You must do the first 3 in order. 4-9 can be done independently in any order; I have arranged them in what I believe to be order of difficulty.

In addition, remember, you may lose points if your program is not properly structured or adequately documented. Coding guidelines are given on the course overview webpage.

Your programs will be graded using agate.cs.unh.edu so be sure to test in that environment.

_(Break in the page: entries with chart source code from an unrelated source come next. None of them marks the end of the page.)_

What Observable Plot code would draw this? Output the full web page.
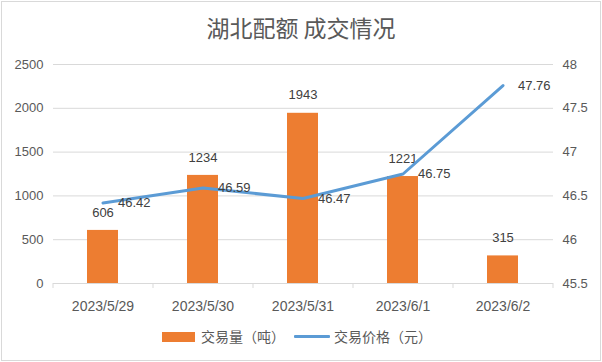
<!DOCTYPE html>
<html><head><meta charset="utf-8">
<script src="https://cdn.jsdelivr.net/npm/d3@7"></script>
<script src="https://cdn.jsdelivr.net/npm/@observablehq/plot@0.6"></script>
<style>
body{margin:0;background:#fff;}
#wrap{position:relative;width:602px;height:362px;overflow:hidden;background:#fff;}
#frame{position:absolute;left:1px;top:1px;width:600px;height:360px;border:1px solid #d9d9d9;box-sizing:border-box;}
#title{position:absolute;left:0;top:15px;width:602px;text-align:center;font-family:"Noto Sans CJK SC",sans-serif;font-size:23px;line-height:24px;color:#595959;}
#chart{position:absolute;left:0;top:44px;}
.lg{position:absolute;font-family:"Noto Sans CJK SC",sans-serif;font-size:14px;line-height:16px;color:#595959;white-space:nowrap;}
</style>
</head><body>
<div id="wrap">
  <div id="frame"></div>
  <div id="title">湖北配额 成交情况</div>
  <div id="chart"></div>
  <div class="lg" style="left:162px;top:332px;width:33px;height:10px;background:#ED7D31;"></div>
  <div class="lg" id="lg1" style="left:201px;top:328px;"></div>
  <div class="lg" style="left:294px;top:335px;width:36px;height:3px;background:#5B9BD5;border-radius:1px;"></div>
  <div class="lg" id="lg2" style="left:334px;top:328px;"></div>
</div>
<script>
const dates = ["2023/5/29","2023/5/30","2023/5/31","2023/6/1","2023/6/2"];
const volume = [606, 1234, 1943, 1221, 315];
const price = [46.42, 46.59, 46.47, 46.75, 47.76];
const volTicks = [0, 500, 1000, 1500, 2000, 2500];
const priceTicks = [45.5, 46, 46.5, 47, 47.5, 48];
const seriesNames = ["交易量（吨）", "交易价格（元）"];

document.getElementById("lg1").textContent = seriesNames[0];
document.getElementById("lg2").textContent = seriesNames[1];

const pMin = priceTicks[0], pMax = priceTicks[priceTicks.length - 1];
const vMax = volTicks[volTicks.length - 1];
const toVol = p => (p - pMin) / (pMax - pMin) * vMax;
const toPrice = v => pMin + v / vMax * (pMax - pMin);
const rows = dates.map((d, i) => ({date: d, volume: volume[i], price: price[i], pv: toVol(price[i])}));

const numFont = "'Liberation Sans', 'Noto Sans CJK SC', sans-serif";
const chart = Plot.plot({
  width: 602, height: 276,
  marginLeft: 53, marginRight: 49, marginTop: 20, marginBottom: 37,
  style: {fontFamily: numFont, fontSize: "13px", color: "#595959", background: "transparent"},
  x: {domain: dates, paddingInner: 0.69, paddingOuter: 0.345},
  y: {domain: [0, vMax]},
  marks: [
    Plot.ruleY(volTicks.slice(1), {stroke: "#d9d9d9", strokeWidth: 1}),
    Plot.ruleY([0], {stroke: "#d9d9d9", strokeWidth: 1}),
    Plot.ruleX(dates, {x: d => d, dx: -50, y1: 0, y2: -57, stroke: "#d9d9d9"}),
    Plot.ruleX(dates.slice(-1), {x: d => d, dx: 50, y1: 0, y2: -57, stroke: "#d9d9d9"}),
    Plot.barY(rows, {x: "date", y: "volume", fill: "#ED7D31"}),
    Plot.text(rows, {x: "date", y: "volume", text: d => String(d.volume), dy: -18, fill: "#404040", fontSize: 13}),
    Plot.line(rows, {x: "date", y: "pv", stroke: "#5B9BD5", strokeWidth: 3, curve: "linear", strokeLinejoin: "round", strokeLinecap: "round"}),
    Plot.text(rows, {x: "date", y: "pv", text: d => d.price.toFixed(2), dx: 15, textAnchor: "start", fill: "#404040", fontSize: 13}),
    Plot.axisX({tickSize: 0, tickPadding: 18, label: null, fontSize: 14, fill: "#595959"}),
    Plot.axisY({anchor: "left", ticks: volTicks, tickFormat: d => String(d), tickSize: 0, tickPadding: 10, label: null, fill: "#595959"}),
    Plot.axisY({anchor: "right", ticks: priceTicks.map(toVol), tickFormat: v => String(+toPrice(v).toFixed(2)), tickSize: 0, tickPadding: 9, label: null, fill: "#595959"})
  ]
});
document.getElementById("chart").appendChild(chart);
</script>
</body></html>
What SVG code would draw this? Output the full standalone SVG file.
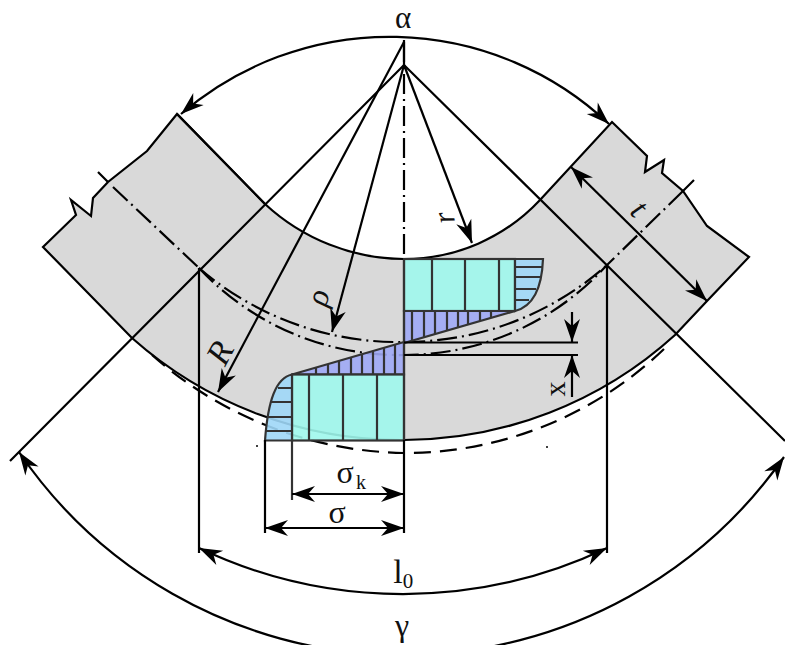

Remember: as always you are expected to do your own work on this assignment. Copying code from another student or from sites on the internet is explicitly forbidden!

Submission

Your programs should be submitted for grading from agate.cs.unh.edu. In order to turn in the program, first make sure you are SSH'd in to agate. To turn in this program, type:
% ~cs520/bin/DoSubmission.py prog3 file1 file2 file3 file4

This submission script is new. It passed what testing I have done on it, but it may still have issues. If there are any problems, please contact me via email and I will do my best to assist you. If I cannot be reached, please send me a copy of your assignment via email, and we will deal with the submission script later.

Due Date

This assignment is due Sunday October 6. The standard late policy concerning late submissions will be in effect.